After taking up the strain with the winch, the motor home was started and ten seconds later the motor home was moving forward unassisted.

The tow truck operator who came to our aid was Steve from Penrith Towing Service (www.towie.com      0414-tow-ing).  We cannot speak highly enough of this service  and we are grateful to Steve for the way he extracted the motor home.

Whilst “He” checked the vehicle for damage (fortunately there was none), “She” filled the holes we had dug to ensure that we followed the “leave no traces” principal.
What did we learn and confirm?  Heaps! 

ALWAYS remember that you are driving a long vehicle and depending on the situation, the rear can be grounded. 

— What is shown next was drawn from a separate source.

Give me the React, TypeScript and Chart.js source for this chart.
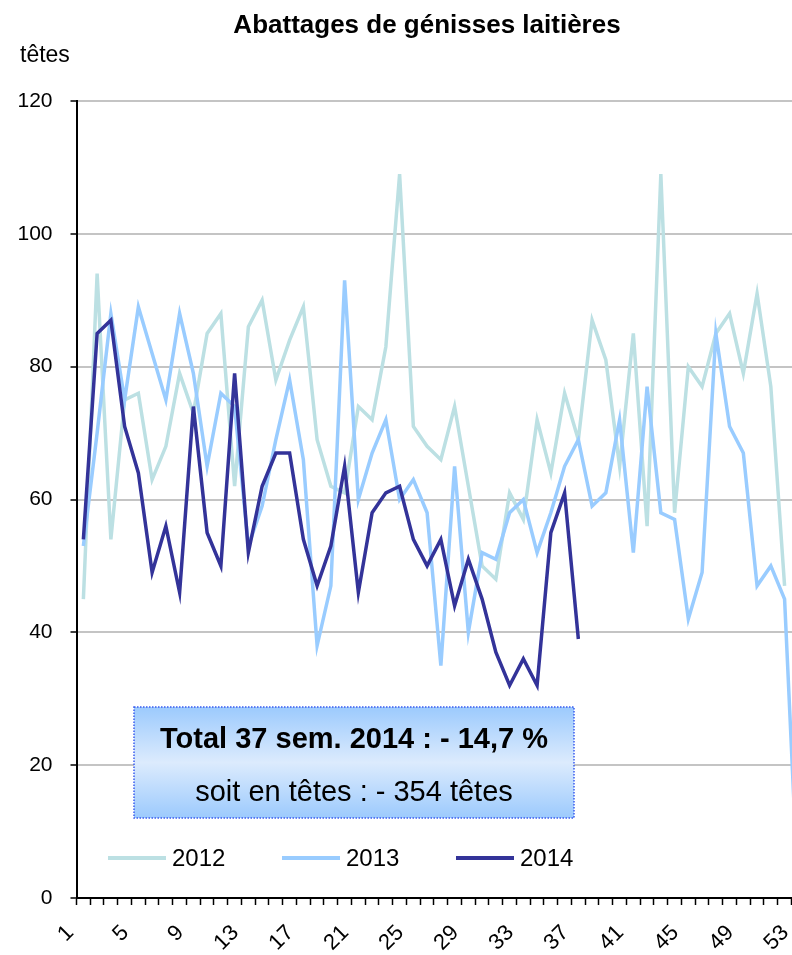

ALWAYS be conscious of your location and THINK about any manoeuvres that you perform and make sure they can be performed safely. 

ALWAYS carry a small shovel and something to lie on (we actually remained very clean from this event). 

ALWAYS carry a reflective vest (not used for this event but very handy). ALWAYS carry some cones that you can place on the roadway if the vehicle is at the roadside.  Bunnings sell collapsible cones for about $15.00.  We carry two of these.

ALWAYS carry a credit card.  In our case, we had to provide a credit card number before the tow truck operator would attend.  This was fair enough as the return trip was about 100 kilometres and he stated that he needed to offset his cost should someone be able to assist us in the meantime.  

CONSIDER participating in a roadside assistance program.  Whilst our problem was not covered under the program, they did assist with locating and contacting the right help that we needed.

CONSIDER carrying some form of recovery device to place under wheels to stop them spinning.  We have plastic ramps for this purpose stored in the garage at home.  They need to be stored in the motor home hopefully never to be used but just in case.

CONSIDER carrying a mobile telephone with Telstra NextG coverage to ensure that you maximise your ability to call for assistance.  We drove approximately 3000 kilometres in NSW and for the majority of that time, we had Telstra coverage.  Optus was next to useless.

MAKE SURE you fully understand the operation of your vehicle.  If your motor home has the capability to lock the differential, that function could have assisted in this situation.   Unfortunately we do not have a differential lock.

OUR motor home is stronger than we thought.  Thank you Iveco for the chassis and Winnebago for the home content!

DON’T ever believe that the above will not happen to you.

2 comments to Stranded – Don’t let this happen to you.

  • Thank you for the kind words of appreciation…I have passed this on to Steve… He is very happy to hear…

  • Rick & Bron

    Good Evening E & J
    Thank you for the kind remarks. By the looks of the photos you look as if you are pretty handy with a shovel or was it “E” maybe ? Anyway if you have some spare time our garden needs digging over seeing that you have had some practice you could volunteer.